*WORK TO DO*:
Type out the data exactly as given. Skip any image.

*DATASET CONTENT*:
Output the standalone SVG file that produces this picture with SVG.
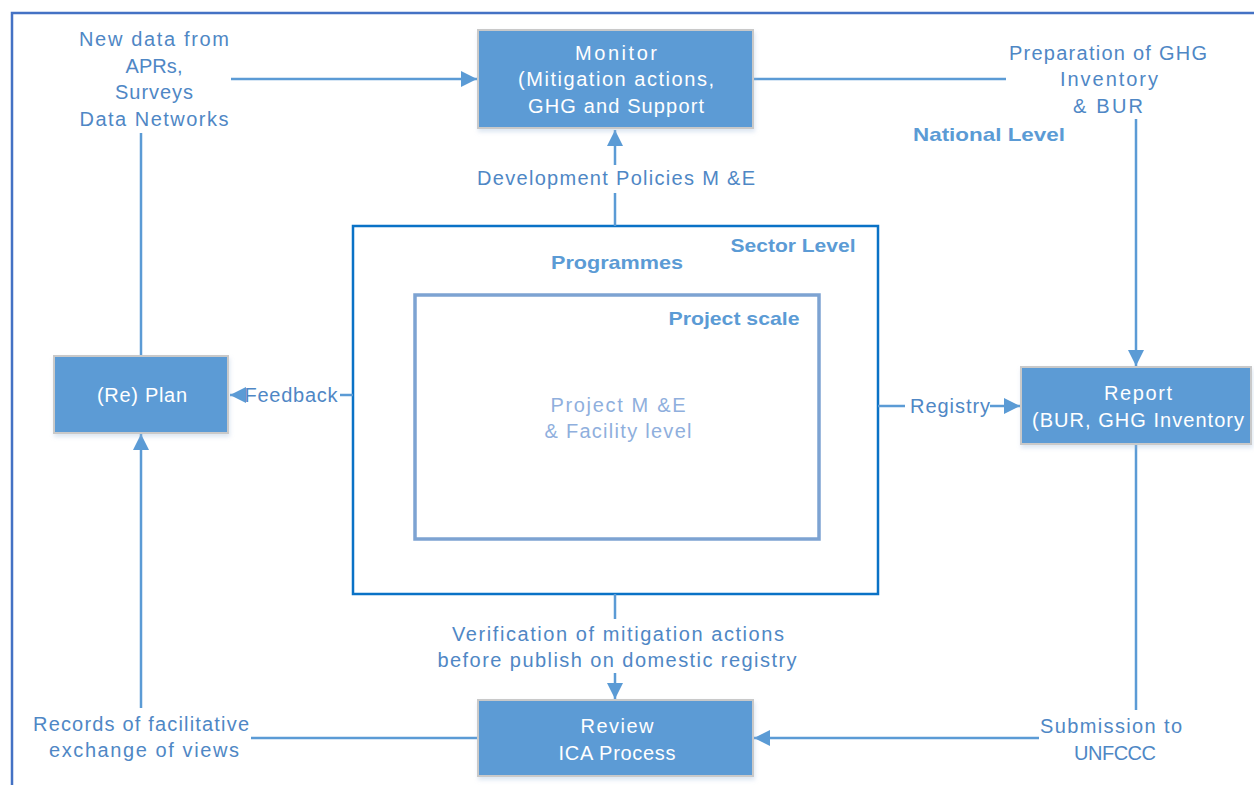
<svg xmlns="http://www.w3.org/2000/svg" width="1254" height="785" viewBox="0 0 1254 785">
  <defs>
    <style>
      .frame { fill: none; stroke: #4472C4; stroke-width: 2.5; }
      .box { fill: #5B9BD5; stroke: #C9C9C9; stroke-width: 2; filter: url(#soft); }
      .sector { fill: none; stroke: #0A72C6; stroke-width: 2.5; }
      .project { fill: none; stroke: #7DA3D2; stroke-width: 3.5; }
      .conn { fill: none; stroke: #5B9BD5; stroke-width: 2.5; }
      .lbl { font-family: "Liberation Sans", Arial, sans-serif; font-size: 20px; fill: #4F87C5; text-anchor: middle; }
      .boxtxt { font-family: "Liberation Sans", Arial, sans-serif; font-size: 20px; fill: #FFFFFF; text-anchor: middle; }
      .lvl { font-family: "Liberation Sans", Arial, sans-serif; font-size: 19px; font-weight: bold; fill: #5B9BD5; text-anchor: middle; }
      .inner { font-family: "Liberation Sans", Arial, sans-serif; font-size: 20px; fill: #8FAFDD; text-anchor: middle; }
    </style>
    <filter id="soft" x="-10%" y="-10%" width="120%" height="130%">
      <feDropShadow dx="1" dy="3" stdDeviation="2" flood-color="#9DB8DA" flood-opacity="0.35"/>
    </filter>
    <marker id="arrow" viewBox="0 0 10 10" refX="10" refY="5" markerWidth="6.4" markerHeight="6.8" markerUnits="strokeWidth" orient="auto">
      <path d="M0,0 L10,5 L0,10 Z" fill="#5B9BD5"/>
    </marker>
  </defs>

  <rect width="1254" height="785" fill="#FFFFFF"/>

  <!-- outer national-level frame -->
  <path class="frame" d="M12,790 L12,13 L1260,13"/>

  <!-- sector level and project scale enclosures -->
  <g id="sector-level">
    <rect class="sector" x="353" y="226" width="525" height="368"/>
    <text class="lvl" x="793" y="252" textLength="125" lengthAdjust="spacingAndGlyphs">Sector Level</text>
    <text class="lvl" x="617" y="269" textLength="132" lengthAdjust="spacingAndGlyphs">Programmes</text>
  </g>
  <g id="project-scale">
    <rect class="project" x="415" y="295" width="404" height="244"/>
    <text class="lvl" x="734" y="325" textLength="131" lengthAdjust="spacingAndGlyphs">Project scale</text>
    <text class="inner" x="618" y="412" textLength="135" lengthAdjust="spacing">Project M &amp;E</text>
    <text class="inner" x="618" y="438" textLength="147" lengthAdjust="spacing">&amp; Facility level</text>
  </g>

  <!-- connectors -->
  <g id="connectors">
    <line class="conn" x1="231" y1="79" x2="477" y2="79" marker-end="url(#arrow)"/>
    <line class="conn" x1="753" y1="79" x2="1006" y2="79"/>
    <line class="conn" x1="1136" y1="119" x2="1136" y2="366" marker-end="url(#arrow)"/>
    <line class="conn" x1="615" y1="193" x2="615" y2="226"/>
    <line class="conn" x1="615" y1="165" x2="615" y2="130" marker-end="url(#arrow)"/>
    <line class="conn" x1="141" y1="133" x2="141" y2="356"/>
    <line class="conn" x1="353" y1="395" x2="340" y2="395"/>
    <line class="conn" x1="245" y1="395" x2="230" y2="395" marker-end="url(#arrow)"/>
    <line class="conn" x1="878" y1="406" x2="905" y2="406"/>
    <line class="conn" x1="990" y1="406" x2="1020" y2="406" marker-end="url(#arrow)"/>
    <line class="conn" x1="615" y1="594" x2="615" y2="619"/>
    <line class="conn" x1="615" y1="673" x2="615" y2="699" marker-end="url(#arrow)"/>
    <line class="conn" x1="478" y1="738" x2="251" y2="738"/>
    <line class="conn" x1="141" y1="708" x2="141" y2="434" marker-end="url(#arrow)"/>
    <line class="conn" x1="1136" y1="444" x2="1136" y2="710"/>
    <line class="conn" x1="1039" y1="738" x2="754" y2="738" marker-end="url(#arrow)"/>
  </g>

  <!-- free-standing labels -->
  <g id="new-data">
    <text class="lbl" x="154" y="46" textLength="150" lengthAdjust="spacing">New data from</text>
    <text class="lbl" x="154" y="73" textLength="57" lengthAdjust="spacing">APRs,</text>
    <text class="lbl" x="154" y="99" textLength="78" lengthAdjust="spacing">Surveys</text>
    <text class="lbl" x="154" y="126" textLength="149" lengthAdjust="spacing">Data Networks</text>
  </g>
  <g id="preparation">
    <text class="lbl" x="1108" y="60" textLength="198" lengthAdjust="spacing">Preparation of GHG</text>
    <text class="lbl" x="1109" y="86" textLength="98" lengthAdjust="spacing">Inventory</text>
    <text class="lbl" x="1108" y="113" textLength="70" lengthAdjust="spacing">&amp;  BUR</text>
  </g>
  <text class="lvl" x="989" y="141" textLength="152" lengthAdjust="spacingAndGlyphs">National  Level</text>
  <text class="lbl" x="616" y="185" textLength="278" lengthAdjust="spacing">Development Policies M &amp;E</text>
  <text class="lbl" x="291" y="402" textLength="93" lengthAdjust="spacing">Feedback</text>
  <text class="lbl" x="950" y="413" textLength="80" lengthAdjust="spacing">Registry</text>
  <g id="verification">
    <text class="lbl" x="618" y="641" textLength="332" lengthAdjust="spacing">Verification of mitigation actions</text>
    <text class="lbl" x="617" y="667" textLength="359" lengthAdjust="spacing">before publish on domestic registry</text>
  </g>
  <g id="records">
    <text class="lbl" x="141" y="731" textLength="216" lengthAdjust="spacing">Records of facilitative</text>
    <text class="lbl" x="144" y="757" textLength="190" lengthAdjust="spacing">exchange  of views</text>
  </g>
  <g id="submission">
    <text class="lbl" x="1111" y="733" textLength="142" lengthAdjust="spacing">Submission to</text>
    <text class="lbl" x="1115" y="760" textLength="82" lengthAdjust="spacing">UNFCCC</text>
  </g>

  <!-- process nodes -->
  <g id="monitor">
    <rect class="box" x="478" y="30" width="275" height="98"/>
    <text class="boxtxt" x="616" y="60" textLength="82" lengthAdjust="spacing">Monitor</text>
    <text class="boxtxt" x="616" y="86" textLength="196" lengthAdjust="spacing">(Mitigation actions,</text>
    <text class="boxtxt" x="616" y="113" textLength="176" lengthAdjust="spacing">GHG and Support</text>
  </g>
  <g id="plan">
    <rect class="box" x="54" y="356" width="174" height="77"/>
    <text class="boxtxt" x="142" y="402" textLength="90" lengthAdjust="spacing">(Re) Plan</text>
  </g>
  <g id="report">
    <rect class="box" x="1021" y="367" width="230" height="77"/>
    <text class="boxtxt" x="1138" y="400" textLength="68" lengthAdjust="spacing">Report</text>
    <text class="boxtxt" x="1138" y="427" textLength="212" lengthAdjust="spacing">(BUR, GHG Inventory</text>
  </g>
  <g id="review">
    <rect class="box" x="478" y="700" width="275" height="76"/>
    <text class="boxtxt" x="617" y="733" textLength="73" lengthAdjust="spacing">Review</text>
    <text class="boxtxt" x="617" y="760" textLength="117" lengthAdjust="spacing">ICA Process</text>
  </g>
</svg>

*ANSWER FOR THE TASK*:
Output the standalone SVG file that produces this picture with SVG.
<svg xmlns="http://www.w3.org/2000/svg" width="1254" height="785" viewBox="0 0 1254 785">
  <defs>
    <style>
      .frame { fill: none; stroke: #4472C4; stroke-width: 2.5; }
      .box { fill: #5B9BD5; stroke: #C9C9C9; stroke-width: 2; filter: url(#soft); }
      .sector { fill: none; stroke: #0A72C6; stroke-width: 2.5; }
      .project { fill: none; stroke: #7DA3D2; stroke-width: 3.5; }
      .conn { fill: none; stroke: #5B9BD5; stroke-width: 2.5; }
      .lbl { font-family: "Liberation Sans", Arial, sans-serif; font-size: 20px; fill: #4F87C5; text-anchor: middle; }
      .boxtxt { font-family: "Liberation Sans", Arial, sans-serif; font-size: 20px; fill: #FFFFFF; text-anchor: middle; }
      .lvl { font-family: "Liberation Sans", Arial, sans-serif; font-size: 19px; font-weight: bold; fill: #5B9BD5; text-anchor: middle; }
      .inner { font-family: "Liberation Sans", Arial, sans-serif; font-size: 20px; fill: #8FAFDD; text-anchor: middle; }
    </style>
    <filter id="soft" x="-10%" y="-10%" width="120%" height="130%">
      <feDropShadow dx="1" dy="3" stdDeviation="2" flood-color="#9DB8DA" flood-opacity="0.35"/>
    </filter>
    <marker id="arrow" viewBox="0 0 10 10" refX="10" refY="5" markerWidth="6.4" markerHeight="6.8" markerUnits="strokeWidth" orient="auto">
      <path d="M0,0 L10,5 L0,10 Z" fill="#5B9BD5"/>
    </marker>
  </defs>

  <rect width="1254" height="785" fill="#FFFFFF"/>

  <!-- outer national-level frame -->
  <path class="frame" d="M12,790 L12,13 L1260,13"/>

  <!-- sector level and project scale enclosures -->
  <g id="sector-level">
    <rect class="sector" x="353" y="226" width="525" height="368"/>
    <text class="lvl" x="793" y="252" textLength="125" lengthAdjust="spacingAndGlyphs">Sector Level</text>
    <text class="lvl" x="617" y="269" textLength="132" lengthAdjust="spacingAndGlyphs">Programmes</text>
  </g>
  <g id="project-scale">
    <rect class="project" x="415" y="295" width="404" height="244"/>
    <text class="lvl" x="734" y="325" textLength="131" lengthAdjust="spacingAndGlyphs">Project scale</text>
    <text class="inner" x="618" y="412" textLength="135" lengthAdjust="spacing">Project M &amp;E</text>
    <text class="inner" x="618" y="438" textLength="147" lengthAdjust="spacing">&amp; Facility level</text>
  </g>

  <!-- connectors -->
  <g id="connectors">
    <line class="conn" x1="231" y1="79" x2="477" y2="79" marker-end="url(#arrow)"/>
    <line class="conn" x1="753" y1="79" x2="1006" y2="79"/>
    <line class="conn" x1="1136" y1="119" x2="1136" y2="366" marker-end="url(#arrow)"/>
    <line class="conn" x1="615" y1="193" x2="615" y2="226"/>
    <line class="conn" x1="615" y1="165" x2="615" y2="130" marker-end="url(#arrow)"/>
    <line class="conn" x1="141" y1="133" x2="141" y2="356"/>
    <line class="conn" x1="353" y1="395" x2="340" y2="395"/>
    <line class="conn" x1="245" y1="395" x2="230" y2="395" marker-end="url(#arrow)"/>
    <line class="conn" x1="878" y1="406" x2="905" y2="406"/>
    <line class="conn" x1="990" y1="406" x2="1020" y2="406" marker-end="url(#arrow)"/>
    <line class="conn" x1="615" y1="594" x2="615" y2="619"/>
    <line class="conn" x1="615" y1="673" x2="615" y2="699" marker-end="url(#arrow)"/>
    <line class="conn" x1="478" y1="738" x2="251" y2="738"/>
    <line class="conn" x1="141" y1="708" x2="141" y2="434" marker-end="url(#arrow)"/>
    <line class="conn" x1="1136" y1="444" x2="1136" y2="710"/>
    <line class="conn" x1="1039" y1="738" x2="754" y2="738" marker-end="url(#arrow)"/>
  </g>

  <!-- free-standing labels -->
  <g id="new-data">
    <text class="lbl" x="154" y="46" textLength="150" lengthAdjust="spacing">New data from</text>
    <text class="lbl" x="154" y="73" textLength="57" lengthAdjust="spacing">APRs,</text>
    <text class="lbl" x="154" y="99" textLength="78" lengthAdjust="spacing">Surveys</text>
    <text class="lbl" x="154" y="126" textLength="149" lengthAdjust="spacing">Data Networks</text>
  </g>
  <g id="preparation">
    <text class="lbl" x="1108" y="60" textLength="198" lengthAdjust="spacing">Preparation of GHG</text>
    <text class="lbl" x="1109" y="86" textLength="98" lengthAdjust="spacing">Inventory</text>
    <text class="lbl" x="1108" y="113" textLength="70" lengthAdjust="spacing">&amp;  BUR</text>
  </g>
  <text class="lvl" x="989" y="141" textLength="152" lengthAdjust="spacingAndGlyphs">National  Level</text>
  <text class="lbl" x="616" y="185" textLength="278" lengthAdjust="spacing">Development Policies M &amp;E</text>
  <text class="lbl" x="291" y="402" textLength="93" lengthAdjust="spacing">Feedback</text>
  <text class="lbl" x="950" y="413" textLength="80" lengthAdjust="spacing">Registry</text>
  <g id="verification">
    <text class="lbl" x="618" y="641" textLength="332" lengthAdjust="spacing">Verification of mitigation actions</text>
    <text class="lbl" x="617" y="667" textLength="359" lengthAdjust="spacing">before publish on domestic registry</text>
  </g>
  <g id="records">
    <text class="lbl" x="141" y="731" textLength="216" lengthAdjust="spacing">Records of facilitative</text>
    <text class="lbl" x="144" y="757" textLength="190" lengthAdjust="spacing">exchange  of views</text>
  </g>
  <g id="submission">
    <text class="lbl" x="1111" y="733" textLength="142" lengthAdjust="spacing">Submission to</text>
    <text class="lbl" x="1115" y="760" textLength="82" lengthAdjust="spacing">UNFCCC</text>
  </g>

  <!-- process nodes -->
  <g id="monitor">
    <rect class="box" x="478" y="30" width="275" height="98"/>
    <text class="boxtxt" x="616" y="60" textLength="82" lengthAdjust="spacing">Monitor</text>
    <text class="boxtxt" x="616" y="86" textLength="196" lengthAdjust="spacing">(Mitigation actions,</text>
    <text class="boxtxt" x="616" y="113" textLength="176" lengthAdjust="spacing">GHG and Support</text>
  </g>
  <g id="plan">
    <rect class="box" x="54" y="356" width="174" height="77"/>
    <text class="boxtxt" x="142" y="402" textLength="90" lengthAdjust="spacing">(Re) Plan</text>
  </g>
  <g id="report">
    <rect class="box" x="1021" y="367" width="230" height="77"/>
    <text class="boxtxt" x="1138" y="400" textLength="68" lengthAdjust="spacing">Report</text>
    <text class="boxtxt" x="1138" y="427" textLength="212" lengthAdjust="spacing">(BUR, GHG Inventory</text>
  </g>
  <g id="review">
    <rect class="box" x="478" y="700" width="275" height="76"/>
    <text class="boxtxt" x="617" y="733" textLength="73" lengthAdjust="spacing">Review</text>
    <text class="boxtxt" x="617" y="760" textLength="117" lengthAdjust="spacing">ICA Process</text>
  </g>
</svg>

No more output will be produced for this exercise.